Your business credit report(s) contains information such as:
- How long you have been in business
- How many locations you have
- Principals of the company
- Company revenues
- How many employees you have
- The industry you operate in
- How you pay your “trade credit” accounts
Reporting to a business credit bureau is optional, so you may find that a few suppliers do not business credit information.
How can eCredable help me build a business credit score?
Most companies do not report your monthly payments for business phone, internet and utilities to the business credit bureaus, so you don’t get credit for paying these bills on time. eCredable allows you to report your payments for business phone, internet and utilities to one or more of the business credit bureaus to be included in your business credit report(s) which can help you build your business score(s).

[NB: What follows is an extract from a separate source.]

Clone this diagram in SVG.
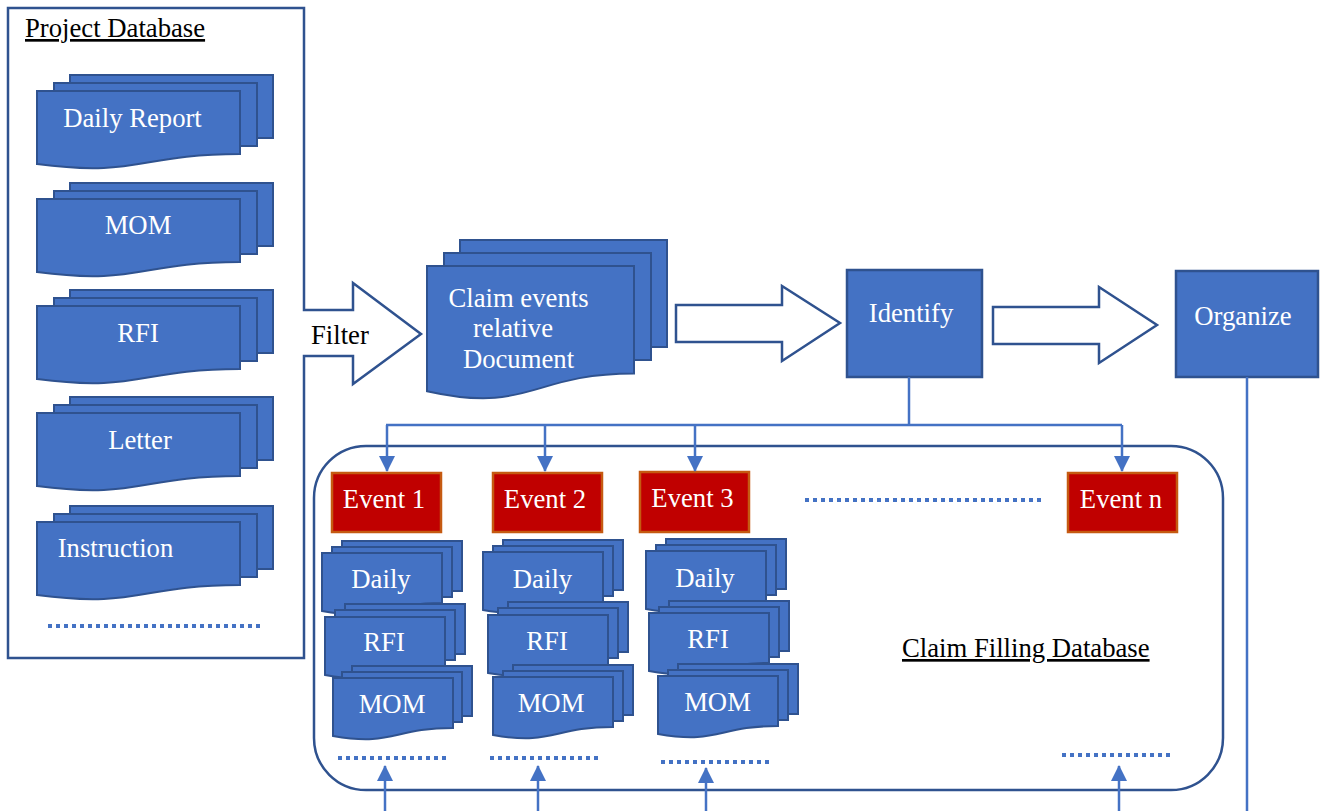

Many computer companies or office supply companies will extend credit terms to you and then report your monthly payment to the business credit bureaus. Make sure you set up accounts in the name of the business. Opening an account in your personal name and social security number will not help you build a business credit score. This could severely harm your personal credit score if your business is not able to make timely payments. It also does nothing to protect your personal assets in the event of an issue with your business.
Building business credit is an important step for any small business. eCredable Small Business can help you build business credit by reporting your business phone, internet and utility payments to Experian and Ansonia. Here’s how you can start:
- Incorporate your company to ensure it’s seen as a separate business entity
- Obtain a federal Employer Identification Number
- Open business bank accounts in your business name
- Set up a dedicated business phone line in your business name and make sure it's listed
- Report your business phone, internet and utility payments to Experian and Ansonia using eCredable Small Business
- Establish a line of credit with vendors or suppliers
- Apply for a business credit card or loan
- Pay your bills on time
Once you have established and built good business credit, be sure to monitor and protect it.
Which Business Credit Bureaus does eCredable report to?
eCredable currently reports to Experian and Ansonia. Very soon we will be reporting to additional Business Credit Bureaus.